God's Preposterous Promise: Joel 2:21-27 - Second Sunday in Advent

 About two weeks ago, a gnat or some other small insect has taken up residence inside my office. 

Day after day, that wretched bug parks itself on the rim of my coffee cup or buzzes around my face whenever I’m eating lunch. Unfortunately, my flyswatter and I have not been able to evict it from my workspace. 

Unfortunately, insects are a force of nature that no flyswatter in the world can defeat. When conditions are just right, they can wreak the kind of destruction that can only be described as apocalyptic. 

Consider the desert locust.  

When there is an abundance of rain and crops are flourishing, eggs that have been dormant in the soil for up to 20 years begin to hatch, feed, and reproduce; and within a matter of weeks, you can have massive swarms called plagues which can be up to forty miles across and contain more insects than there are people on the planet. The plague devours all plant life, resulting in widespread famine, economic collapse, and civil unrest. And it will take years if not decades for the land to recover, if there are no droughts or other natural disasters. 

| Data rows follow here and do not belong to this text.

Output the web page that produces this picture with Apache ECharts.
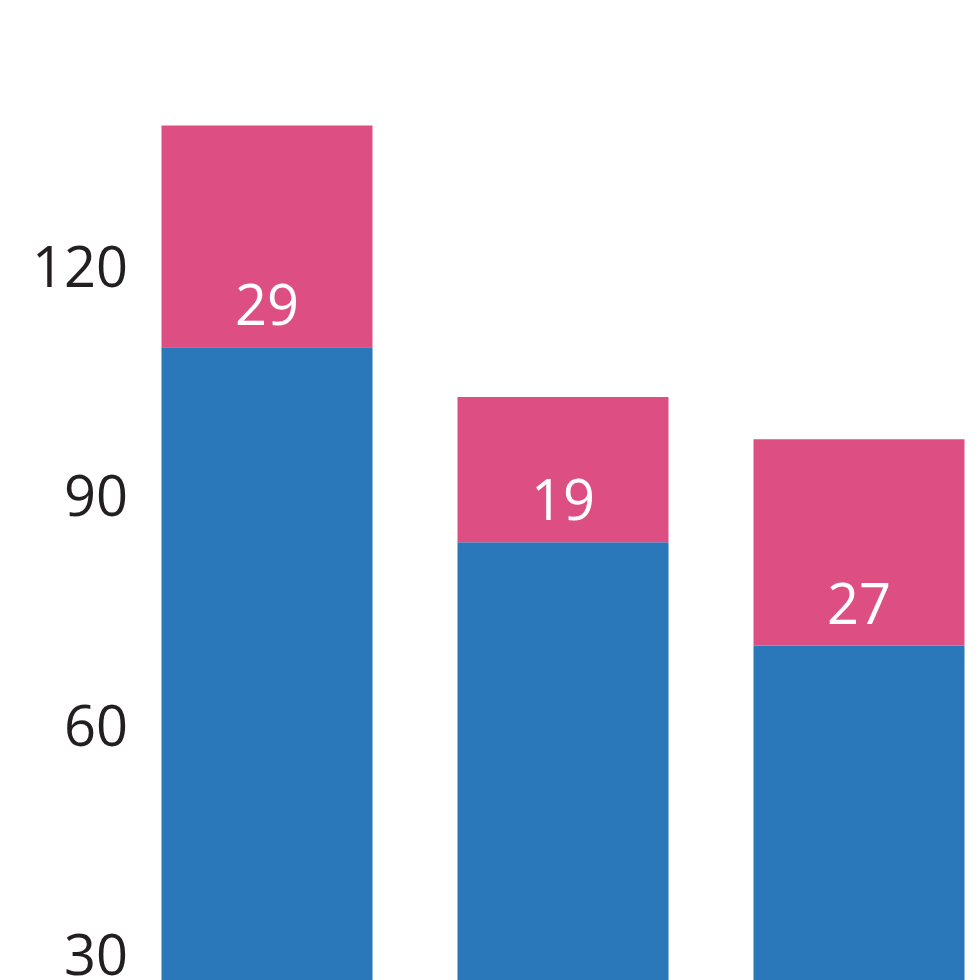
<!DOCTYPE html>
<html><head><meta charset="utf-8">
<script src="https://cdn.jsdelivr.net/npm/echarts@6/dist/echarts.min.js"></script>
<style>html,body{margin:0;padding:0;background:#fff}#c{width:980px;height:980px}</style>
</head><body><div id="c"></div>
<script>
var categories = ['A', 'B', 'C'];
var blueValues = [110, 84.5, 71];
var pinkValues = [29, 19, 27];
var yTicks = [0, 30, 60, 90, 120, 150];

var chart = echarts.init(document.getElementById('c'));
chart.setOption({
  animation: false,
  grid: { left: 119, width: 888, top: 41.5, height: 1147, outerBoundsMode: 'none', containLabel: false },
  xAxis: {
    type: 'category', data: categories,
    axisLine: { show: false }, axisTick: { show: false }, axisLabel: { show: false }
  },
  yAxis: {
    type: 'value', min: yTicks[0], max: yTicks[yTicks.length - 1], interval: 30,
    splitLine: { show: false }, axisLine: { show: false }, axisTick: { show: false },
    axisLabel: { showMaxLabel: false, margin: -9, fontSize: 56, color: '#231f20', fontFamily: 'Open Sans' }
  },
  series: [
    { name: 'Series 1', type: 'bar', stack: 's', data: blueValues, barWidth: 211,
      itemStyle: { color: '#2a77b9' } },
    { name: 'Series 2', type: 'bar', stack: 's', data: pinkValues, barWidth: 211,
      itemStyle: { color: '#dd4f83' },
      label: { show: true, position: 'insideBottom', distance: 10, color: '#fff', fontSize: 56, fontFamily: 'Open Sans' } }
  ]
});
</script></body></html>
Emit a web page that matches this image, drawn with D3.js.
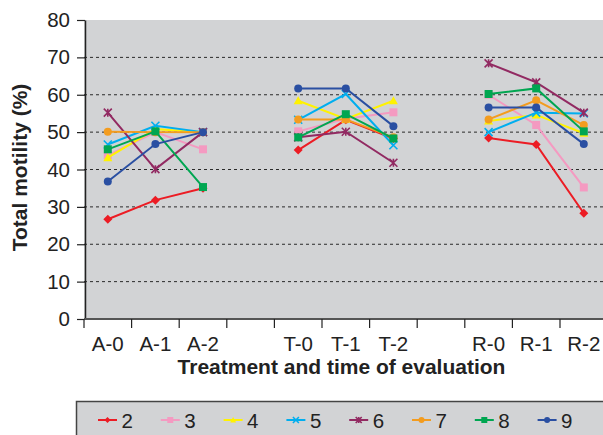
<!DOCTYPE html>
<html><head><meta charset="utf-8">
<script src="https://cdn.jsdelivr.net/npm/d3@7"></script>
<style>body{margin:0;background:#fff}svg{display:block}text{font-family:Arial,"Liberation Sans",Helvetica,sans-serif}</style>
</head><body>
<svg id="c" width="603" height="435"></svg>
<script>
const categories = ["A-0","A-1","A-2","T-0","T-1","T-2","R-0","R-1","R-2"];
const groups = [["A-0","A-1","A-2"],["T-0","T-1","T-2"],["R-0","R-1","R-2"]];
const slots = ["A-0","A-1","A-2","gap1","T-0","T-1","T-2","gap2","R-0","R-1","R-2"];
const seriesNames = ["2","3","4","5","6","7","8","9"];
const s2 = [26.7, 31.8, 35.0, 45.2, 53.3, 48.3, 48.4, 46.7, 28.3];
const s3 = [43.8, 50.0, 45.4, 50.2, 53.6, 55.3, 60.0, 51.9, 35.2];
const s4 = [43.2, 50.8, 50.0, 58.4, 53.5, 58.4, 53.0, 54.6, 49.7];
const s5 = [46.7, 51.7, 50.0, 53.3, 60.2, 46.5, 50.0, 55.2, 55.0];
const s6 = [55.2, 40.1, 50.0, 48.6, 50.1, 41.8, 68.4, 63.3, 55.2];
const s7 = [50.1, 50.0, 50.0, 53.4, 53.4, 48.6, 53.4, 58.5, 51.9];
const s8 = [45.4, 50.2, 35.3, 48.6, 54.8, 48.3, 60.2, 61.7, 50.2];
const s9 = [36.8, 46.8, 50.0, 61.7, 61.7, 51.6, 56.6, 56.6, 46.8];
const yTicks = [0,10,20,30,40,50,60,70,80];

const values = [s2,s3,s4,s5,s6,s7,s8,s9];
const colors = ["#ec1c24","#f49ac1","#fff200","#00aeef","#922a62","#f39c1f","#00a651","#2a4fa2"];
const shapes = ["diamond","square","triangle","cross","asterisk","circle","square","circle"];

const svg = d3.select("#c");
const L = 84, R = 607.6, T = 20, B = 319;
const x = d3.scaleBand().domain(slots).range([L, R]).padding(0);
const y = d3.scaleLinear().domain([0, 80]).range([B, T]);

// background
svg.append("rect").attr("x", L).attr("y", T).attr("width", 603 - L).attr("height", B - T).attr("fill", "#d2d3d5");
// gridlines
svg.append("g").selectAll("line").data(yTicks.filter(v => v > 0 && v < 80)).join("line")
  .attr("x1", L).attr("x2", 603).attr("y1", d => y(d)).attr("y2", d => y(d))
  .attr("stroke", "#2a2a2a").attr("stroke-width", 1).attr("stroke-dasharray", "3,3");

// y axis
const ya = svg.append("g").attr("transform", `translate(${L + 1},0)`)
  .call(d3.axisLeft(y).tickValues(yTicks).tickSize(8).tickPadding(7).tickSizeOuter(0));
ya.select(".domain").attr("stroke", "#222").attr("stroke-width", 1.5);
ya.selectAll(".tick line").attr("stroke", "#222").attr("stroke-width", 1.2);
ya.selectAll("text").attr("font-size", 20.5).attr("fill", "#222").style("font-family", "Arial,'Liberation Sans',sans-serif");

// x axis line + ticks at band boundaries
svg.append("line").attr("x1", L).attr("x2", 603).attr("y1", B).attr("y2", B).attr("stroke", "#555").attr("stroke-width", 2);
svg.append("g").selectAll("line").data(slots).join("line")
  .attr("x1", d => x(d)).attr("x2", d => x(d)).attr("y1", B).attr("y2", B + 9)
  .attr("stroke", "#222").attr("stroke-width", 1.2);
svg.append("g").selectAll("text").data(categories).join("text")
  .attr("x", d => x(d) + x.bandwidth() / 2).attr("y", 351)
  .attr("text-anchor", "middle").attr("font-size", 20.5).attr("fill", "#222").text(d => d);

// axis titles
svg.append("text").attr("x", 341.5).attr("y", 374).attr("text-anchor", "middle")
  .attr("font-size", 21).attr("font-weight", "bold").attr("fill", "#222").text("Treatment and time of evaluation");
svg.append("text").attr("transform", "translate(26.5,167.5) rotate(-90)").attr("text-anchor", "middle")
  .attr("font-size", 21).attr("font-weight", "bold").attr("fill", "#222").text("Total motility (%)");

function markerPath(shape, s) {
  const h = s / 2;
  switch (shape) {
    case "diamond": return `M0,${-h}L${h},0L0,${h}L${-h},0Z`;
    case "square": return `M${-h},${-h}H${h}V${h}H${-h}Z`;
    case "triangle": return `M0,${-h}L${h},${h * 0.8}L${-h},${h * 0.8}Z`;
    case "cross": return `M${-h},${-h}L${h},${h}M${-h},${h}L${h},${-h}`;
    case "asterisk": return `M${-h},${-h}L${h},${h}M${-h},${h}L${h},${-h}M0,${-h}V${h}`;
    case "circle": return d3.symbol(d3.symbolCircle, Math.PI * h * h)();
  }
}
function drawMarker(g, shape, color, s) {
  const open = shape === "cross" || shape === "asterisk";
  g.append("path").attr("d", markerPath(shape, s))
    .attr("fill", open ? "none" : color).attr("stroke", color).attr("stroke-width", open ? 1.6 : 0);
}

const line = d3.line().x(d => x(d.c) + x.bandwidth() / 2).y(d => y(d.v));
const plot = svg.append("g");
values.forEach((vals, i) => {
  const pts = categories.map((c, j) => ({ c, v: vals[j] }));
  const sg = plot.append("g");
  groups.forEach(gr => {
    const seg = pts.filter(p => gr.includes(p.c));
    sg.append("path").attr("d", line(seg)).attr("fill", "none").attr("stroke", colors[i]).attr("stroke-width", 2);
  });
  pts.forEach(p => {
    const mg = sg.append("g").attr("transform", `translate(${x(p.c) + x.bandwidth() / 2},${y(p.v)})`);
    drawMarker(mg, shapes[i], colors[i], shapes[i] === "diamond" || shapes[i] === "triangle" ? 9 : 8);
  });
});

// legend
const lg = svg.append("g");
lg.append("rect").attr("x", 76.5).attr("y", 401.5).attr("width", 540).attr("height", 50)
  .attr("fill", "#d2d3d5").attr("stroke", "#444").attr("stroke-width", 1.5);
seriesNames.forEach((n, i) => {
  const gx = 98 + i * 62.8;
  const it = lg.append("g").attr("transform", `translate(${gx},420)`);
  it.append("line").attr("x1", 0).attr("x2", 19).attr("y1", 0).attr("y2", 0).attr("stroke", colors[i]).attr("stroke-width", 2);
  const mg = it.append("g").attr("transform", "translate(9.5,0)");
  drawMarker(mg, shapes[i], colors[i], 6);
  it.append("text").attr("x", 23.5).attr("y", 7.5).attr("font-size", 20.5).attr("fill", "#222").text(n);
});
</script>
</body></html>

A locust plague had just devastated the Holy Land when the prophet Joel began his ministry. The timing could not have been worse. Joel and his fellow Jews had just returned from exile in Babylon. Everything had to rebuilt: their homes, their city, and their way of life.

But things were looking up. Rainfall had been abundant, and their crops were flourishing. All signs were pointing to a spectacular harvest. Then, the locusts came along and devoured everything.  Suddenly, their high hopes were dashed to pieces.

This is what makes hope such a complicated thing: you want to believe that things are going to get better, and often, they do; but then, disaster strikes, and you’re now worse off than you’ve ever been. You feel foolish, and perhaps, even ashamed of yourself for believing that things could get better. Not wanting to be fooled again, you lower your expectations. You harden your heart against all future disappointments. 

Hope becomes something you need to protect yourself against, whereas hopelessness is safe. 

But what happens to your soul when you adopt such a mindset? What happens to the Church? What happens to society?

It always makes me sad whenever I hear how pessimistic people are about the future. Most people believe that the best days are the old days, and the only way to a brighter future is by bringing the old days back. In no institution does this mindset permeate more than in mainline Protestant churches like ours. And it’s not hard to see why. Rooms and pews that once were full of people now sit empty and unused. The building is old, the furnishings and fixtures are falling apart. You fix one thing, and two more things break.

The way I see it, these times are the ultimate test of faith. For if you resign yourself to a bleak and hopeless future, you lose all motivation to do good works. This is why despair is a sin. Despair suffocates the life of Christ within you.

I know some would say that hope is a scam. But I believe that despair is a scam, because you’re either ignoring God’s gifts or throwing them away. 

The mere fact that you are alive is a reason for hope. If you are a believer in God, then there’s no reason to despair the future, no matter how bad things may get, and no matter how badly you may fail. 

It is in the ruins, in the ashes, in the broken pieces of life that God shows up and does a new thing. In no way is this clearer than at the manger, where Jesus is born in the messiness and stink of life. 

Hope isn’t something that depends on circumstance. Hope is what happens when God shows up, and you see God’s acts through faith. 

The prophet Joel sees the signs that give the people reason to be hopeful: the pastures that once were stripped bare are becoming green again, rain is falling in abundance, and new life is rising ruins. Is God any less mighty in our small, old churches? We’re feeding and clothing our neighbors, our young people are eager to learn and volunteer, we have new generations of leaders. The bells are ringing again. 

What time, change, and tragedy break down, Jesus makes new again, and better than before. Hopeful people greet each new day in the promise that God is going to do a new thing. Hopeful people have their eyes, ears, hearts, and minds open for God’s call to participate in that new thing; to be the hands, feet, and voice of the new creation. 

You should never see setbacks and disappointments as reasons to give up hope. They are part of the process. Dying to the old and rising to the new is the Christian life. The struggle is the way. 

When you despair, you see no blessings. There’s nothing you can do to make a difference. When you despair, you’re living as though God is dead. 

God is not dead, and neither are we. Neither are you. “Two thousand Years of Christian experience and witness declare that God’s preposterous promise is true.” The Kingdom of God is nearer today than it was yesterday. God’s plan of salvation is underway. Salvation is not the absence of struggle, it is God’s triumph in struggle. So, “people, look east, and sing today, Love, the Lord, is on the way.”